Let’s not even talk about the families who have been away all week, working I presume, coming in now to sneak a couple of hours of visitation before rushing off to their super-important Super Bowl XLII preparations, expecting me to give then a run-down of their parent’s two-week hospital course to date. I think not. I’m treating the infection so I will update you from A to Z on that. I can have the nurse page the primary doctor for everything else! You’ve already tried that route? Sorry!
But I made it through the day and got home to all your kind words and thoughts on Facebook and it lifted my spirits up to the heavens. Enough to give me courage to attend the Benefit Concert with my beeper in hand just in case the bloodsuckers still needed to reach the ID fellow. After all I am on call. It was the greatest decision ever. I had a really good time. The pager only went off a couple of times and the questions were simple enough to answer without feeling like I had to end my night early to rush home to reference Sanford Guide. It may as well have been my birthday concert and my birthday after-party. Yes, I know. How grandiose of me. How almost blasphemic! But still!

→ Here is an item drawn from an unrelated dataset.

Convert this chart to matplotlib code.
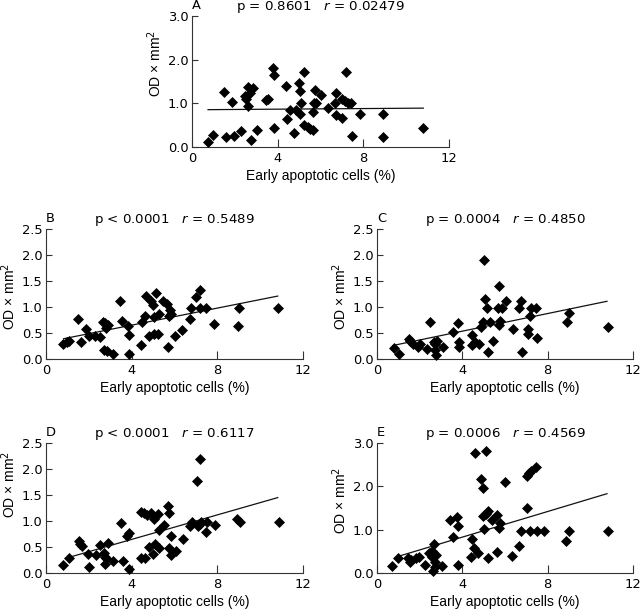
import matplotlib
matplotlib.use("Agg")
import matplotlib.pyplot as plt

# ---------------- data ----------------
x_ticks = [0, 4, 8, 12]

a_x = [0.75, 0.98, 1.48, 1.57, 1.87, 1.95, 2.28, 2.46, 2.54, 2.61, 2.61, 2.69, 2.74, 2.85, 3.05,
       3.44, 3.55, 3.78, 3.81, 3.83, 4.40, 4.45, 4.56, 4.75, 4.87, 4.98, 5.03, 5.03, 5.10, 5.22,
       5.25, 5.42, 5.50, 5.65, 5.65, 5.68, 5.73, 5.78, 6.03, 6.35, 6.68, 6.74, 6.74, 7.02, 7.02,
       7.13, 7.18, 7.28, 7.42, 7.47, 7.83, 8.92, 8.92, 10.79]
a_y = [0.11, 0.27, 1.27, 0.23, 1.03, 0.25, 0.36, 1.16, 1.10, 1.38, 0.93, 1.23, 0.15, 1.34, 0.38,
       1.08, 1.10, 1.80, 1.64, 0.44, 1.40, 0.63, 0.84, 0.32, 0.84, 1.47, 1.29, 0.76, 1.00, 0.50,
       1.72, 0.46, 0.42, 0.38, 0.80, 1.00, 1.31, 1.00, 1.19, 0.90, 1.00, 1.24, 0.73, 0.66, 1.10,
       1.05, 1.72, 1.00, 1.00, 0.25, 0.76, 0.76, 0.23, 0.44]
a_fit_x = [0.75, 10.8]
a_fit_y = [0.855, 0.89]

b_x = [0.79, 0.98, 1.06, 1.51, 1.65, 1.88, 1.99, 2.27, 2.54, 2.66, 2.69, 2.77, 2.82, 2.85, 2.89,
       3.13, 3.47, 3.56, 3.83, 3.86, 3.86, 4.44, 4.48, 4.60, 4.69, 4.79, 4.92, 5.00, 5.06, 5.06,
       5.15, 5.26, 5.23, 5.45, 5.65, 5.70, 5.73, 5.81, 5.85, 6.00, 6.37, 6.71, 6.79, 7.02, 7.21,
       7.21, 7.47, 7.86, 8.95, 9.00, 10.82]
b_y = [0.28, 0.33, 0.34, 0.77, 0.32, 0.58, 0.45, 0.45, 0.42, 0.72, 0.18, 0.69, 0.60, 0.15, 0.66,
       0.10, 1.11, 0.74, 0.63, 0.46, 0.10, 0.26, 0.71, 0.82, 1.22, 0.44, 1.11, 1.04, 0.48, 0.80,
       1.26, 0.87, 0.48, 1.11, 1.06, 0.23, 0.82, 0.94, 0.87, 0.45, 0.56, 0.77, 0.98, 1.19, 1.33,
       0.98, 0.98, 0.68, 0.64, 0.98, 0.98]
b_fit_x = [0.82, 10.82]
b_fit_y = [0.39, 1.21]

c_x = [0.78, 1.01, 1.48, 1.56, 1.68, 1.92, 2.00, 2.34, 2.49, 2.65, 2.73, 2.73, 2.77, 2.80, 3.09,
       3.55, 3.79, 3.86, 3.86, 4.44, 4.44, 4.60, 4.80, 4.88, 4.99, 5.03, 5.07, 5.14, 5.22, 5.30,
       5.42, 5.69, 5.72, 5.73, 5.77, 5.86, 6.05, 6.39, 6.67, 6.75, 6.79, 7.09, 7.09, 7.17, 7.20,
       7.45, 7.48, 8.91, 9.01, 10.83]
c_y = [0.21, 0.10, 0.38, 0.34, 0.29, 0.24, 0.29, 0.19, 0.72, 0.33, 0.29, 0.17, 0.08, 0.34, 0.24,
       0.51, 0.69, 0.33, 0.24, 0.46, 0.26, 0.32, 0.29, 0.62, 0.71, 1.91, 1.15, 0.98, 0.13, 0.72,
       0.34, 0.98, 1.41, 0.66, 0.74, 0.98, 1.12, 0.58, 0.98, 1.12, 0.13, 0.58, 0.48, 0.82, 0.98,
       0.98, 0.40, 0.71, 0.88, 0.62]
c_fit_x = [0.75, 10.78]
c_fit_y = [0.26, 1.11]

d_x = [0.79, 1.06, 1.53, 1.60, 1.68, 1.95, 1.99, 2.35, 2.54, 2.72, 2.74, 2.77, 2.82, 2.88, 3.13,
       3.50, 3.60, 3.78, 3.89, 3.86, 4.45, 4.45, 4.56, 4.64, 4.72, 4.79, 4.92, 5.00, 5.06, 5.11,
       5.23, 5.26, 5.29, 5.50, 5.70, 5.73, 5.73, 5.84, 5.85, 6.07, 6.40, 6.71, 6.82, 7.05, 7.08,
       7.18, 7.21, 7.24, 7.49, 7.52, 7.88, 8.92, 9.04, 10.86]
d_y = [0.15, 0.28, 0.62, 0.56, 0.51, 0.37, 0.12, 0.34, 0.53, 0.38, 0.31, 0.18, 0.28, 0.58, 0.23,
       0.97, 0.23, 0.71, 0.76, 0.07, 1.17, 0.29, 1.15, 0.29, 1.11, 0.50, 1.15, 0.37, 1.03, 0.55,
       1.14, 0.83, 0.48, 0.92, 1.28, 1.15, 0.48, 0.72, 0.34, 0.42, 0.66, 0.90, 0.99, 1.76, 0.90,
       0.94, 2.19, 0.99, 0.79, 0.99, 0.92, 1.03, 0.99, 0.99]
d_fit_x = [0.98, 10.82]
d_fit_y = [0.29, 1.45]

e_x = [0.70, 0.98, 1.45, 1.53, 1.59, 1.84, 1.95, 2.26, 2.42, 2.57, 2.57, 2.62, 2.65, 2.70, 2.74,
       2.77, 3.07, 3.40, 3.54, 3.74, 3.79, 3.82, 4.41, 4.44, 4.55, 4.61, 4.75, 4.86, 4.96, 4.99,
       5.02, 5.10, 5.11, 5.19, 5.19, 5.38, 5.61, 5.64, 5.72, 5.78, 6.00, 6.34, 6.67, 6.75, 7.01,
       7.01, 7.12, 7.17, 7.21, 7.43, 7.51, 7.84, 8.88, 8.98, 10.85]
e_y = [0.16, 0.35, 0.35, 0.25, 0.31, 0.35, 0.37, 0.18, 0.47, 0.51, 0.38, 0.05, 0.66, 0.14, 0.25,
       0.41, 0.16, 1.22, 0.82, 1.29, 1.08, 0.19, 0.37, 0.78, 0.58, 2.77, 0.46, 2.16, 1.97, 1.31,
       1.02, 2.82, 1.37, 1.43, 0.35, 1.22, 1.35, 0.48, 1.04, 1.15, 2.09, 0.39, 0.62, 0.98, 1.51,
       2.25, 2.31, 0.98, 2.35, 2.45, 0.98, 0.98, 0.75, 0.98, 0.98]
e_fit_x = [0.97, 10.78]
e_fit_y = [0.38, 1.83]

panels = [
    ("A", "p = 0.8601   $r$ = 0.02479", a_x, a_y, a_fit_x, a_fit_y, 3.0, [0.0, 1.0, 2.0, 3.0]),
    ("B", "p < 0.0001   $r$ = 0.5489", b_x, b_y, b_fit_x, b_fit_y, 2.5, [0.0, 0.5, 1.0, 1.5, 2.0, 2.5]),
    ("C", "p = 0.0004   $r$ = 0.4850", c_x, c_y, c_fit_x, c_fit_y, 2.5, [0.0, 0.5, 1.0, 1.5, 2.0, 2.5]),
    ("D", "p < 0.0001   $r$ = 0.6117", d_x, d_y, d_fit_x, d_fit_y, 2.5, [0.0, 0.5, 1.0, 1.5, 2.0, 2.5]),
    ("E", "p = 0.0006   $r$ = 0.4569", e_x, e_y, e_fit_x, e_fit_y, 3.0, [0.0, 1.0, 2.0, 3.0]),
]

# ---------------- layout ----------------
W, H = 640, 611
boxes = {  # left, top, right, bottom in pixels
    "A": (192, 16, 449, 147),
    "B": (46, 229, 303, 359),
    "C": (377, 229, 633, 359),
    "D": (46, 443, 303, 573),
    "E": (377, 443, 633, 573),
}
ylabel_y = {"A": 0.64, "B": 0.48, "C": 0.48, "D": 0.68, "E": 0.56}

plt.rcParams['font.family'] = ['DejaVu Sans']
plt.rcParams['mathtext.fontset'] = 'dejavusans'

fig = plt.figure(figsize=(W / 100, H / 100), dpi=100)
axis_col = '#333333'

for letter, title, xs, ys, fx, fy, ymax, yt in panels:
    l, t, r, b = boxes[letter]
    ax = fig.add_axes([l / W, (H - b) / H, (r - l) / W, (b - t) / H])
    ax.plot(xs, ys, linestyle='none', marker='D', markersize=4.7,
            markerfacecolor='black', markeredgecolor='black', markeredgewidth=0.5,
            clip_on=False, zorder=3)
    ax.plot(fx, fy, color='#111111', linewidth=0.9, zorder=2)
    ax.set_xlim(0, 12)
    ax.set_ylim(0, ymax)
    ax.set_xticks(x_ticks)
    ax.set_xticklabels([str(v) for v in x_ticks])
    ax.set_yticks(yt)
    ax.set_yticklabels(["%.1f" % v for v in yt])
    for s in ['top', 'right']:
        ax.spines[s].set_visible(False)
    for s in ['left', 'bottom']:
        ax.spines[s].set_color(axis_col)
        ax.spines[s].set_linewidth(0.8)
    ax.tick_params(axis='x', direction='in', length=5.5, width=0.8, color=axis_col,
                   labelsize=9.4, pad=3.5)
    ax.tick_params(axis='y', direction='in', length=4.5, width=0.8, color=axis_col,
                   labelsize=9.4, pad=2.5)
    ax.set_xlabel("Early apoptotic cells (%)", fontsize=10, family='Liberation Sans', labelpad=3)
    ax.set_ylabel("OD × mm$^2$", fontsize=10, family='Liberation Sans')
    ax.yaxis.set_label_coords(-28 / (r - l), ylabel_y[letter])
    ax.set_title(title, fontsize=9.6, pad=4)
    ax.text(0.0, 1.0 + 4 / (b - t), letter, transform=ax.transAxes, ha='left', va='bottom',
            fontsize=9.4)

fig.savefig("out.png", dpi=100)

And now I’m off for the whole day today, yippie! I plan to watch Ghana kick major Nigerian behinds in the Africa Cup of Nations football quarter-finals then enjoy the celebrations when the New England Patriots pummel the New York Giants in the SuperBowl. For the record, I don’t care at all for American football, but it’s the home team!
So now February is going to be just G-R-E-A-T!!!!!!